Image credit: www.sonaar.at

ENGINE OF SCIENCE

The power plant of the tobacco factory was once powered by coal, later by oil and gas – today it is to be operated with innovative power and produce intellectual energy for society in the future. Since 2016, the Linz University of Art and Design and the Johannes Kepler University have been working together with the Tabakfabrik to position the ‘Kraftwerk’ as a powerhouse of interdisciplinary research. The goal is to create an environment that promotes inter- and transdisciplinary research as well as the unfolding and analysis of creative processes.  In the spirit of its former function, the ‘Kraftwerk’ thus becomes the driving force for research projects that enable and support creativity, experimentation and exchange between universities, disciplines and fields of practice.
 
The power plant’s boiler hall ‘Kesselhalle’, which is being transformed into a multifunctional lecture hall, serves as the engine of science.

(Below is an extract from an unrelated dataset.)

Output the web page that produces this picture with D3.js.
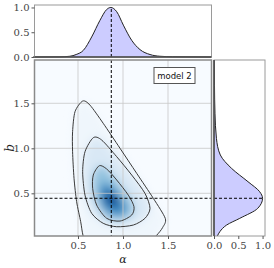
<!DOCTYPE html>
<html>
<head>
<meta charset="utf-8">
<script src="https://cdn.jsdelivr.net/npm/d3@7"></script>
<style>
  body { margin: 0; background: #fff; }
  svg { display: block; }
</style>
</head>
<body>
<div id="chart"></div>
<script>
// best-fit crosshair
const bestAlpha = 0.87;
const bestB = 0.445;

// marginal of alpha (normalised to peak 1)
const alphaVals = [0.0, 0.3, 0.41, 0.48, 0.56, 0.652, 0.744, 0.819, 0.865, 0.93, 1.004, 1.096, 1.189, 1.3, 1.41, 1.55, 1.98];
const alphaDens = [0.0, 0.003, 0.015, 0.05, 0.135, 0.405, 0.74, 0.96, 1.0, 0.915, 0.643, 0.338, 0.149, 0.05, 0.015, 0.005, 0.0];

// marginal of b
const bVals = [-0.05, 0.026, 0.074, 0.148, 0.222, 0.333, 0.445, 0.518, 0.629, 0.778, 0.926, 1.111, 1.39, 1.7, 2.0];
const bDens = [0.03, 0.07, 0.12, 0.26, 0.53, 0.9, 1.0, 0.94, 0.7, 0.36, 0.13, 0.05, 0.02, 0.01, 0.005];

// contour lines [alpha, b], outer to inner
const outerContour = [[0.552, 1.525], [0.633, 1.48], [0.78, 1.278], [0.967, 1.0], [1.152, 0.722], [1.337, 0.444],
  [1.47, 0.22], [1.44, 0.12], [1.37, 0.03], [1.25, -0.08], [0.9, -0.15], [0.6, -0.08], [0.555, 0.037],
  [0.53, 0.185], [0.485, 0.407], [0.456, 0.667], [0.44, 0.962], [0.44, 1.185], [0.467, 1.407]];
const middleContour = [[0.67, 1.118], [0.763, 1.092], [0.93, 0.907], [1.097, 0.703], [1.244, 0.5], [1.3, 0.333],
  [1.244, 0.222], [1.115, 0.148], [0.93, 0.129], [0.78, 0.167], [0.652, 0.278], [0.578, 0.48], [0.552, 0.74], [0.578, 0.962]];
const innerContour = [[0.737, 0.807], [0.819, 0.77], [0.93, 0.648], [1.059, 0.48], [1.122, 0.352], [1.097, 0.259],
  [0.967, 0.192], [0.819, 0.222], [0.707, 0.37], [0.663, 0.555], [0.67, 0.703]];

// darker shading inside the inner contour
const coreShade = [[0.78, 0.62], [0.74, 0.5], [0.77, 0.35], [0.86, 0.27], [0.98, 0.25], [1.04, 0.32], [1.0, 0.42], [0.9, 0.55]];
const centerShade = [[0.82, 0.52], [0.8, 0.42], [0.86, 0.36], [0.94, 0.36], [0.95, 0.42], [0.88, 0.5]];

const shadeLevels = [0.04, 0.15, 0.4, 0.65, 0.9];

const mainTicks = [0.5, 1.0, 1.5];
const margTicks = [0.0, 0.5, 1.0];
const legendLabel = "model 2";

const W = 274, H = 268;
const mainP = {x0: 34.5, x1: 211.5, y0: 60, y1: 236};
const topP = {y0: 5, y1: 57};
const sideP = {x0: 214, x1: 265};

const svg = d3.select("#chart").append("svg")
  .attr("width", W).attr("height", H);

const x = d3.scaleLinear().domain([0.017, 1.983]).range([mainP.x0, mainP.x1]);
const y = d3.scaleLinear().domain([0.026, 1.981]).range([mainP.y1, mainP.y0]);
const yTop = d3.scaleLinear().domain([0, 1.05]).range([topP.y1, topP.y0]);
const xSide = d3.scaleLinear().domain([0, 1.05]).range([sideP.x0, sideP.x1]);

const serif = "'DejaVu Serif', serif";
const fmt = d3.format(".1f");

const defs = svg.append("defs");
defs.append("clipPath").attr("id", "clipMain")
  .append("rect").attr("x", mainP.x0).attr("y", mainP.y0)
  .attr("width", mainP.x1 - mainP.x0).attr("height", mainP.y1 - mainP.y0);
defs.append("clipPath").attr("id", "clipSide")
  .append("rect").attr("x", sideP.x0).attr("y", mainP.y0)
  .attr("width", sideP.x1 - sideP.x0).attr("height", mainP.y1 - mainP.y0);
defs.append("filter").attr("id", "blur")
  .attr("x", "-50%").attr("y", "-50%").attr("width", "200%").attr("height", "200%")
  .append("feGaussianBlur").attr("stdDeviation", 4);

// ---------- main panel ----------
const gm = svg.append("g");
gm.append("rect").attr("x", mainP.x0).attr("y", mainP.y0)
  .attr("width", mainP.x1 - mainP.x0).attr("height", mainP.y1 - mainP.y0)
  .attr("fill", d3.interpolateBlues(0));

const closed = d3.line().x(d => x(d[0])).y(d => y(d[1])).curve(d3.curveCardinalClosed.tension(0.2));

const shades = [outerContour, middleContour, innerContour, coreShade, centerShade];
gm.append("g").attr("clip-path", "url(#clipMain)")
  .append("g").attr("filter", "url(#blur)")
  .selectAll("path").data(shades).join("path")
  .attr("d", closed)
  .attr("fill", (d, i) => d3.interpolateBlues(shadeLevels[i]));

// grid
const grid = gm.append("g").attr("stroke", "#c8c8c8").attr("stroke-width", 0.8);
grid.selectAll(".gx").data(mainTicks).join("line").attr("class", "gx")
  .attr("x1", d => x(d)).attr("x2", d => x(d)).attr("y1", mainP.y0).attr("y2", mainP.y1);
grid.selectAll(".gy").data(mainTicks).join("line").attr("class", "gy")
  .attr("y1", d => y(d)).attr("y2", d => y(d)).attr("x1", mainP.x0).attr("x2", mainP.x1);

gm.append("g").attr("clip-path", "url(#clipMain)")
  .selectAll("path").data([outerContour, middleContour, innerContour]).join("path")
  .attr("d", closed)
  .attr("fill", "none").attr("stroke", "#3a3a3a").attr("stroke-width", 1);

// crosshair
gm.append("line").attr("x1", x(bestAlpha)).attr("x2", x(bestAlpha))
  .attr("y1", mainP.y0).attr("y2", mainP.y1)
  .attr("stroke", "#000").attr("stroke-width", 1).attr("stroke-dasharray", "3,2");
gm.append("line").attr("y1", y(bestB)).attr("y2", y(bestB))
  .attr("x1", mainP.x0).attr("x2", mainP.x1)
  .attr("stroke", "#000").attr("stroke-width", 1).attr("stroke-dasharray", "3,2");

// legend box
const lg = gm.append("g");
lg.append("rect").attr("x", 154).attr("y", 67.5).attr("width", 41).attr("height", 16)
  .attr("fill", "#fff").attr("stroke", "#555").attr("stroke-width", 1);
lg.append("text").attr("x", 174.5).attr("y", 78.8).attr("text-anchor", "middle")
  .attr("font-family", "'DejaVu Sans', sans-serif").attr("font-size", 8.5).attr("fill", "#111")
  .text(legendLabel);

// axes
const axStyle = g => {
  g.selectAll(".domain").remove();
  g.selectAll(".tick line").attr("stroke", "#555");
  g.selectAll(".tick text").attr("font-family", serif).attr("font-size", 10).attr("fill", "#444");
};
svg.append("g").attr("transform", `translate(0,${mainP.y1})`)
  .call(d3.axisBottom(x).tickValues(mainTicks).tickFormat(fmt).tickSize(3).tickPadding(3)).call(axStyle);
svg.append("g").attr("transform", `translate(${mainP.x0},0)`)
  .call(d3.axisLeft(y).tickValues(mainTicks).tickFormat(fmt).tickSize(3).tickPadding(2)).call(axStyle);

gm.append("rect").attr("x", mainP.x0).attr("y", mainP.y0)
  .attr("width", mainP.x1 - mainP.x0).attr("height", mainP.y1 - mainP.y0)
  .attr("fill", "none").attr("stroke", "#8a8a8a").attr("stroke-width", 1.5);

svg.append("text").attr("x", (mainP.x0 + mainP.x1) / 2).attr("y", 263).attr("text-anchor", "middle")
  .attr("font-family", serif).attr("font-style", "italic").attr("font-size", 11).attr("fill", "#222")
  .text("α");
svg.append("text").attr("transform", `translate(14,${(mainP.y0 + mainP.y1) / 2}) rotate(-90)`)
  .attr("text-anchor", "middle")
  .attr("font-family", serif).attr("font-style", "italic").attr("font-size", 12).attr("fill", "#222")
  .text("b");

// ---------- top marginal ----------
const gt = svg.append("g");
const areaTop = d3.area().x(d => x(d[0])).y0(yTop(0)).y1(d => yTop(d[1])).curve(d3.curveMonotoneX);
const topData = d3.zip(alphaVals, alphaDens);
gt.append("path").attr("d", areaTop(topData)).attr("fill", "#ccccff");
gt.append("path").attr("d", areaTop.lineY1()(topData)).attr("fill", "none").attr("stroke", "#222").attr("stroke-width", 1);
gt.append("line").attr("x1", x(bestAlpha)).attr("x2", x(bestAlpha)).attr("y1", yTop(0)).attr("y2", yTop(1))
  .attr("stroke", "#000").attr("stroke-width", 1).attr("stroke-dasharray", "3,2");
svg.append("g").attr("transform", `translate(${mainP.x0},0)`)
  .call(d3.axisLeft(yTop).tickValues(margTicks).tickFormat(fmt).tickSize(3).tickPadding(2)).call(axStyle);
gt.append("rect").attr("x", mainP.x0).attr("y", topP.y0)
  .attr("width", mainP.x1 - mainP.x0).attr("height", topP.y1 - topP.y0)
  .attr("fill", "none").attr("stroke", "#9a9a9a").attr("stroke-width", 1);
gt.append("line").attr("x1", mainP.x0).attr("x2", mainP.x1).attr("y1", topP.y1).attr("y2", topP.y1)
  .attr("stroke", "#444").attr("stroke-width", 1.5);

// ---------- side marginal ----------
const gs = svg.append("g");
const areaSide = d3.area().y(d => y(d[0])).x0(xSide(0)).x1(d => xSide(d[1])).curve(d3.curveMonotoneY);
const sideData = d3.zip(bVals, bDens);
const gsc = gs.append("g").attr("clip-path", "url(#clipSide)");
gsc.append("path").attr("d", areaSide(sideData)).attr("fill", "#ccccff");
gsc.append("path").attr("d", areaSide.lineX1()(sideData)).attr("fill", "none").attr("stroke", "#222").attr("stroke-width", 1);
gsc.append("line").attr("y1", y(bestB)).attr("y2", y(bestB)).attr("x1", xSide(0)).attr("x2", xSide(1))
  .attr("stroke", "#000").attr("stroke-width", 1).attr("stroke-dasharray", "3,2");
svg.append("g").attr("transform", `translate(0,${mainP.y1})`)
  .call(d3.axisBottom(xSide).tickValues(margTicks).tickFormat(fmt).tickSize(3).tickPadding(3)).call(axStyle);
gs.append("rect").attr("x", sideP.x0).attr("y", mainP.y0)
  .attr("width", sideP.x1 - sideP.x0).attr("height", mainP.y1 - mainP.y0)
  .attr("fill", "none").attr("stroke", "#9a9a9a").attr("stroke-width", 1);
gs.append("line").attr("x1", sideP.x0).attr("x2", sideP.x0).attr("y1", mainP.y0).attr("y2", mainP.y1)
  .attr("stroke", "#444").attr("stroke-width", 1.5);
</script>
</body>
</html>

The hall is several stories high and offers a unique atmosphere for lectures, congresses or evening events as a spectacular location with different levels. In order to provide gastronomic services for the multifaceted event program in the ‘Kesselhalle’, the ground floor of the ‘Kraftwerk’ will offer space for a new gastronomy unit.
 

Image credit: Gregor Hartl Photography

beer instead of oil

Where the pipes once transported gas or heavy oil, beer with a very special recipe is to bubble in the future. To preserve the ‘Kraftwerk’ as a historic place of production, the remaining areas will be used for a craft beer brewery. This is a small, fine brewery facility with no significant incoming or outgoing traffic. For example, the former boilers in the power plant’s imposing boiler hall are replaced by fermentation vats and storage tanks. The old walls of the power plant will be used to create classic ‘Linzer Bier’ varieties as well as changing creative beer varieties with unusual ingredients, which will tie in with centuries-old brewing traditions and consistently develop them further.
 
With the establishment of the ‘Linzer Bier’ brewer in the ‘Kraftwerk’ of Tabakfabrik, the Upper Austrian capital is regaining a piece of its identity – for the first time in around 40 years, beer is being brewed again in Linz.